= Joseph Destrée =

Belgian art historian (1853-1932)

Joseph Destrée (3 August 1853 — 26 March 1932) was a Belgian art historian.

Born in Dinant, he received a degree in philosophy and letters from what is today the Université de Namur and also studied law at the Catholic University of Leuven. One of his professors, Edmond Reusens, encouraged him to attend a seminar on archaeology at the University of Bonn in Germany, and in 1886 he was appointed deputy curator of the Musée royal d'antiquités et d'armures, or museum of antiquities and armour, located in the Halle Gate in Brussels.

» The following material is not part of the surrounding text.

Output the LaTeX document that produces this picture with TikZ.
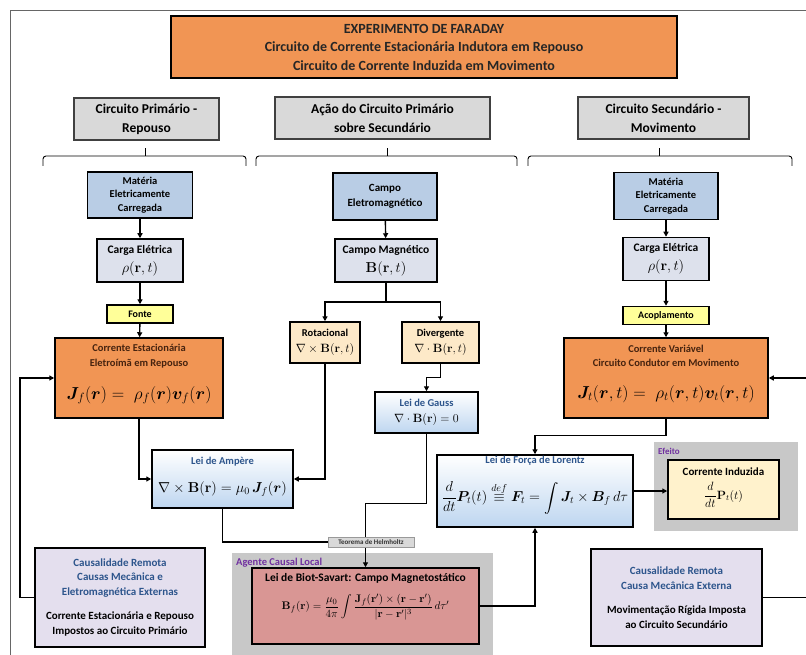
\documentclass[tikz,border=0pt]{standalone}
\usepackage{amsmath}
\usepackage{bm}
\usepackage[no-math]{fontspec}
\setmainfont{Carlito}
\usetikzlibrary{arrows.meta}
\definecolor{orangeF}{RGB}{241,149,84}
\definecolor{hdrG}{RGB}{217,217,217}
\definecolor{blueF}{RGB}{185,205,229}
\definecolor{cargaF}{RGB}{221,225,236}
\definecolor{yelF}{RGB}{255,255,153}
\definecolor{peachF}{RGB}{253,233,200}
\definecolor{lavF}{RGB}{228,223,238}
\definecolor{regG}{RGB}{200,200,200}
\definecolor{biotF}{RGB}{217,150,148}
\definecolor{induzF}{RGB}{255,242,204}
\definecolor{gradB}{RGB}{190,214,240}
\definecolor{titleBlue}{RGB}{45,85,140}
\definecolor{purpleT}{RGB}{112,48,160}
\definecolor{brownT}{RGB}{70,35,15}
\newcommand\fsz[2]{\fontsize{#1}{#2}\selectfont}
\begin{document}
\begin{tikzpicture}[x=1pt,y=-1pt,
  bx/.style={draw=black, line width=1.5pt, inner sep=0pt, align=center, font=\bfseries},
  hdr/.style={bx, fill=hdrG, draw=black!75, line width=1.2pt, font=\bfseries\fsz{13.5}{19}},
  txt/.style={inner sep=0pt, align=center, font=\bfseries},
  arr/.style={line width=1.4pt, -{Triangle[length=5pt,width=5pt]}},
  ln/.style={line width=1.4pt},
  grad/.style={top color=white, bottom color=gradB},
  brk/.style={line width=0.9pt, rounded corners=3pt}]
\useasboundingbox (0,0) rectangle (806,655);
\clip (0,0) rectangle (806,655);
\fill[white] (0,0) rectangle (806,655);
% frame
\draw[black!60, line width=0.9pt] (10,665) |- (815,10);
% title
\node[bx, fill=orangeF, minimum width=506pt, minimum height=62pt, font=\bfseries\fsz{14}{18.5}, text=black!85] (title) at (424,47)
  {EXPERIMENTO DE FARADAY\\Circuito de Corrente Estacionária Indutora em Repouso\\Circuito de Corrente Induzida em Movimento};
% headers
\node[hdr, minimum width=145pt, minimum height=42pt] (h1) at (146.5,119) {Circuito Primário -\\Repouso};
\node[hdr, minimum width=215pt, minimum height=42pt] (h2) at (382.5,118) {Ação do Circuito Primário\\sobre Secundário};
\node[hdr, minimum width=171pt, minimum height=42pt] (h3) at (663.5,118) {Circuito Secundário -\\Movimento};
% brackets
\draw[brk] (43,166) |- (145,156) -| (246,166);
\draw[line width=0.9pt] (145,156) -- (145,148);
\draw[brk] (256,166) |- (387,156) -| (517,166);
\draw[line width=0.9pt] (387,156) -- (387,148);
\draw[brk] (528,166) |- (659,156) -| (792,166);
\draw[line width=0.9pt] (659,156) -- (659,148);
% regions
\fill[regG] (232,553) rectangle (493,660);
\node[txt, anchor=west, text=purpleT, font=\bfseries\fsz{10.5}{12}] (agente) at (236,563) {Agente Causal Local};
\fill[regG] (654,442) rectangle (798,531);
\node[txt, anchor=west, text=purpleT, font=\bfseries\fsz{9}{11}] (efeito) at (658,451) {Efeito};
% left column
\node[bx, fill=blueF, minimum width=105pt, minimum height=46pt, font=\bfseries\fsz{10.5}{13.5}] (matL) at (140,195) {Matéria\\Eletricamente\\Carregada};
\node[bx, fill=cargaF, minimum width=86pt, minimum height=43pt, font=\bfseries\fsz{11.5}{19}] (cargaL) at (140,260.5) {Carga Elétrica\\{\fsz{14.4}{19}$\rho(\mathbf{r},t)$}};
\node[bx, fill=yelF, minimum width=66pt, minimum height=18pt, font=\bfseries\fsz{10}{11}] (fonte) at (140,314) {Fonte};
\node[bx, fill=orangeF, minimum width=168pt, minimum height=80pt] (corrL) at (139,378) {};
\node[txt, text=brownT, font=\bfseries\fsz{10.5}{14.5}] (corrLt) at (139,356) {Corrente Estacionária\\Eletroímã em Repouso};
\node[txt, font=\fsz{17.28}{20}] (corrLf) at (139,395) {$\bm{J}_f(\bm{r}) =\; \rho_f(\bm{r})\bm{v}_f(\bm{r})$};
% middle column
\node[bx, fill=blueF, minimum width=104pt, minimum height=47pt, font=\bfseries\fsz{11}{15}] (campoEM) at (385,196.5) {Campo\\Eletromagnético};
\node[bx, fill=cargaF, minimum width=102pt, minimum height=43pt, font=\bfseries\fsz{11.5}{19}] (campoM) at (386,260.5) {Campo Magnético\\{\fsz{14.4}{19}$\mathbf{B}(\mathbf{r},t)$}};
\node[bx, fill=peachF, minimum width=70pt, minimum height=41pt, font=\bfseries\fsz{10.5}{16}] (rot) at (325,342.5) {Rotacional\\{\fsz{12}{16}$\nabla\times\mathbf{B}(\mathbf{r},t)$}};
\node[bx, fill=peachF, minimum width=77pt, minimum height=41pt, font=\bfseries\fsz{10.5}{16}] (div) at (440.5,342.5) {Divergente\\{\fsz{12}{16}$\nabla\cdot\mathbf{B}(\mathbf{r},t)$}};
\node[bx, grad, minimum width=103pt, minimum height=41pt, font=\bfseries\fsz{10.5}{16}] (gauss) at (426.5,412.5) {\textcolor{titleBlue}{Lei de Gauss}\\{\fsz{12}{16}$\nabla\cdot\mathbf{B}(\mathbf{r})=0$}};
\node[bx, grad, minimum width=141pt, minimum height=58pt] (ampere) at (222.5,479) {};
\node[txt, text=titleBlue, font=\bfseries\fsz{10.5}{12}] (ampereT) at (222.5,462) {Lei de Ampère};
\node[txt, font=\fsz{14.4}{16}] (ampereF) at (222.5,489) {$\nabla\times\mathbf{B}(\mathbf{r}) = \mu_0\,\bm{J}_f(\bm{r})$};
% right column
\node[bx, fill=blueF, minimum width=104pt, minimum height=47pt, font=\bfseries\fsz{10.5}{13.5}] (matR) at (666,196) {Matéria\\Eletricamente\\Carregada};
\node[bx, fill=cargaF, minimum width=86pt, minimum height=43pt, font=\bfseries\fsz{11.5}{19}] (cargaR) at (666,259) {Carga Elétrica\\{\fsz{14.4}{19}$\rho(\mathbf{r},t)$}};
\node[bx, fill=yelF, minimum width=86pt, minimum height=18pt, font=\bfseries\fsz{10}{11}] (acop) at (666,315.5) {Acoplamento};
\node[bx, fill=orangeF, minimum width=204pt, minimum height=80pt] (corrR) at (666,378) {};
\node[txt, text=brownT, font=\bfseries\fsz{10.5}{14.5}] (corrRt) at (666,356) {Corrente Variável\\Circuito Condutor em Movimento};
\node[txt, font=\fsz{17.28}{20}] (corrRf) at (666,394) {$\bm{J}_t(\bm{r},t) =\; \rho_t(\bm{r},t)\bm{v}_t(\bm{r},t)$};
% Lorentz
\node[bx, grad, minimum width=196pt, minimum height=72pt] (lor) at (535,491) {};
\node[txt, text=titleBlue, font=\bfseries\fsz{10.5}{12}] (lorT) at (535,461) {Lei de Força de Lorentz};
\node[txt, font=\fsz{14.4}{16}] (lorF) at (535,498) {$\dfrac{d}{dt}\bm{P}_t(t) \overset{def}{\equiv} \bm{F}_t = \displaystyle\int \bm{J}_t\times\bm{B}_f\,d\tau$};
% induced
\node[bx, fill=induzF, minimum width=111pt, minimum height=59pt] (induz) at (723.5,489.5) {};
\node[txt, font=\bfseries\fsz{11}{12}] (induzT) at (723.5,472) {Corrente Induzida};
\node[txt, font=\fsz{12}{14}] (induzF) at (723.5,495) {$\dfrac{d}{dt}\mathbf{P}_t(t)$};
% Biot-Savart
\node[bx, fill=biotF, minimum width=227pt, minimum height=76pt] (biot) at (365.5,606) {};
\node[txt, font=\bfseries\fsz{11.5}{13}] (biotT) at (365.5,578) {Lei de Biot-Savart: Campo Magnetostático};
\node[txt, font=\fsz{10.95}{13}] (biotF) at (365.5,607) {$\mathbf{B}_f(\mathbf{r}) = \dfrac{\mu_0}{4\pi}\displaystyle\int\dfrac{\mathbf{J}_f(\mathbf{r}')\times(\mathbf{r}-\mathbf{r}')}{|\mathbf{r}-\mathbf{r}'|^3}\,d\tau'$};
% purple boxes
\node[bx, fill=lavF, minimum width=170pt, minimum height=99pt, font=\bfseries\fsz{11}{14.5}] (purL) at (120,597.5)
  {\textcolor{titleBlue}{Causalidade Remota}\\\textcolor{titleBlue}{Causas Mecânica e}\\\textcolor{titleBlue}{Eletromagnética Externas}\\[10pt]Corrente Estacionária e Repouso\\Impostos ao Circuito Primário};
\node[bx, fill=lavF, minimum width=171pt, minimum height=97pt, font=\bfseries\fsz{11}{15}] (purR) at (676.5,597.5)
  {\textcolor{titleBlue}{Causalidade Remota}\\\textcolor{titleBlue}{Causa Mecânica Externa}\\[9pt]Movimentação Rígida Imposta\\ao Circuito Secundário};
% connectors
\draw[arr] (matL) -- (cargaL);
\draw[arr] (cargaL) -- (fonte);
\draw[arr] (fonte) -- (corrL);
\draw[arr] (corrL.south) |- (ampere.west);
\draw[arr] (campoEM) -- (campoM);
\coordinate (split) at (386,302);
\draw[ln] (campoM.south) -- (split);
\draw[arr] (split) -| (rot.north);
\draw[arr] (split) -| (div.north);
\draw[arr] (div.south) -- ++(0,14) -| (gauss.north);
\draw[arr] (rot.south) |- (ampere.east);
\draw[arr] (gauss.south) -- ++(0,70) -| (biot.north);
\draw[arr] (biot.east) -| (lor.south);
\draw[arr] (matR) -- (cargaR);
\draw[arr] (cargaR) -- (acop);
\draw[arr] (acop) -- (corrR);
\draw[arr] (corrR.south) -- ++(0,17) -| (lor.north);
\draw[arr] (lor.east) -- (lor.east -| induz.west);
\coordinate (rc) at (815,597.5);
\draw[arr] (purR.east) -- (rc) |- (corrR.east);
\coordinate (lc) at (20,597.5);
\draw[arr] (purL.west) -- (lc) |- (corrL.west);
\node[txt, fill=hdrG, draw=black!40, line width=0.4pt, minimum width=86pt, minimum height=10pt, font=\bfseries\fsz{7}{8}, text=black!80] (helm) at (371,542) {Teorema de Helmholtz};
\draw[ln] (ampere.south) |- (helm.west);
\end{tikzpicture}
\end{document}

Destrée would then pursue a career working in museums in Belgium and contributing to art historical publications. In 1894 he published a standalone volume on medieval sculpture in Brabant, Étude sur la sculpture brabançonne au moyen-âge. His interests included the study of wood sculpture, miniatures, tapestry, ivory, and metal arts. He also wrote two studies on illuminated manuscripts: Les heures de Notre-Dame dites de Hennessy on the so-called Hours of Hennessy (1895) and the Les Heures dites da Costa about the Da Costa Book of Hours (1924, co-authored with Pierre Bautier). He also published a study on the painter Hugo van der Goes (1914). Destrée retired in 1920.

He was married to Marie Deharveng, who died in 1912. Joseph Destrée died in Etterbeek in 1932.